A outra — ah, são tantas! — mas a outra bem legal é sobre o método que eu venho gravando. Tem uma música chamada “In Too Deep”, com a Kiana Ledé, e é uma das minhas preferidas no álbum e o que rolou foi que eu instalei uma espécie de programa que me deixa controlar o computador da Kiana remotamente, instalei o Logic [software de gravação de músicas] no computador dela, coloquei todos os meus atalhos do teclado e eu realmente fui capaz de gravar e até editar tudo no computador dela! Eu mandei uns microfones para ela no correio e dei umas instruções, tipo, “plugue isso aqui, plugue isso ali” e fizemos toda a sessão remotamente! Ela estava em Los Angeles e eu em Londres — ou seja, 8000km distantes — mas fomos capazes de interagir em tempo real, e ela testou umas coisas, a gente teve uma comunicação legal. Isso foi muito bom.

E, na verdade, boa parte desse álbum foi gravado e mixado e produzido no isolamento. Foi um desafio, mesmo, mas foi extremamente divertido e foi algo que me ensinou muito. Você consegue fazer tanto dessa forma hoje em dia!

Poxa, legal demais! Obrigado por compartilhar as histórias! Jacob, além das suas músicas, outra coisa que eu adoro é quando você participa de vídeos — seja fazendo improvisos ou só falando de música, porque você parece sempre estar tão empolgado com tudo. Como é a sua relação com a música hoje em dia? Quanto tempo você acha que passa envolvido com música por dia? [risos]

[risos] Uau, é quase como se fosse um rio que flui o tempo todo e eu tenho como abrir ou fechar a torneira quando quero. É só abrir e vem toda a música! [risos] Ou eu posso dizer tipo, “Já deu”. Mas está sempre ali. É quase como uma segunda língua para mim. É algo que eu geralmente estou pensando sobre, concebendo coisas. Eu não diria que eu necessariamente toco música o dia todo, mas eu acho que se eu não estou criando ativamente, eu provavelmente estou pensando nisso ou planejando algo, ou algo assim. É bem raro que eu tenha um dia qualquer sem música.

Eu imaginei! E você é uma pessoa de várias influências, inclusive sei que você já trabalhou com o querido e ótimo músico brasileiro Pedro Martins antes…

Ah! Claro! O Pedro é um belo músico.

Através desse contato com ele ou da sua vivência na música em geral, o que você já conheceu da música brasileira? Tem alguma influência dela no seu trabalho?

Absolutamente sim! É onde tantas das músicas que eu amo nasceu. Eu me lembro de descobrir o Hermeto Pascoal quando eu tinha uns 14 anos e eu fiquei tipo… [cara de assustado] “Ah, ok… Então isso é possível agora?”. [risos] Uma loucura. Isso foi incrível.
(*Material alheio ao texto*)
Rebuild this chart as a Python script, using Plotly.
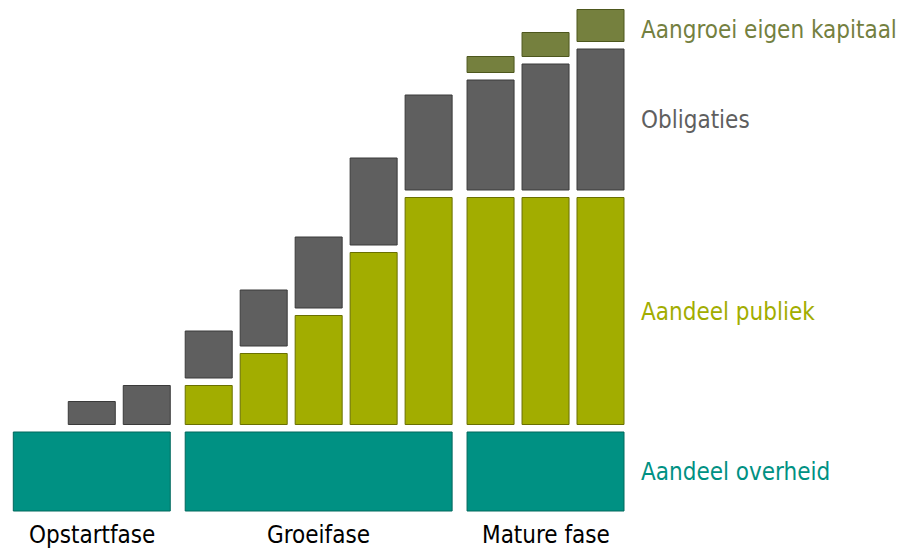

Também tem uma banda que eu me apaixonei, chamada Boca Livre, é um grupo de músicos que canta em conjunto na banda, e tudo isso me deu uma ótima ideia de como eu queria que fosse a sensação da música, porque todos eles trazem um ingrediente diferente e cantam uma parte diferente. Para mim, a voz é tão, tão importante.

Há tanta música no Brasil que gira em torno da voz! Pode ser uma das razões pela qual eu amo tanto. Mas toda a tradição do Samba é de cair o queixo quando você vê em ação — tipo, você ouve histórias e tal, mas quando você está ali, é fenomenal! É incrível.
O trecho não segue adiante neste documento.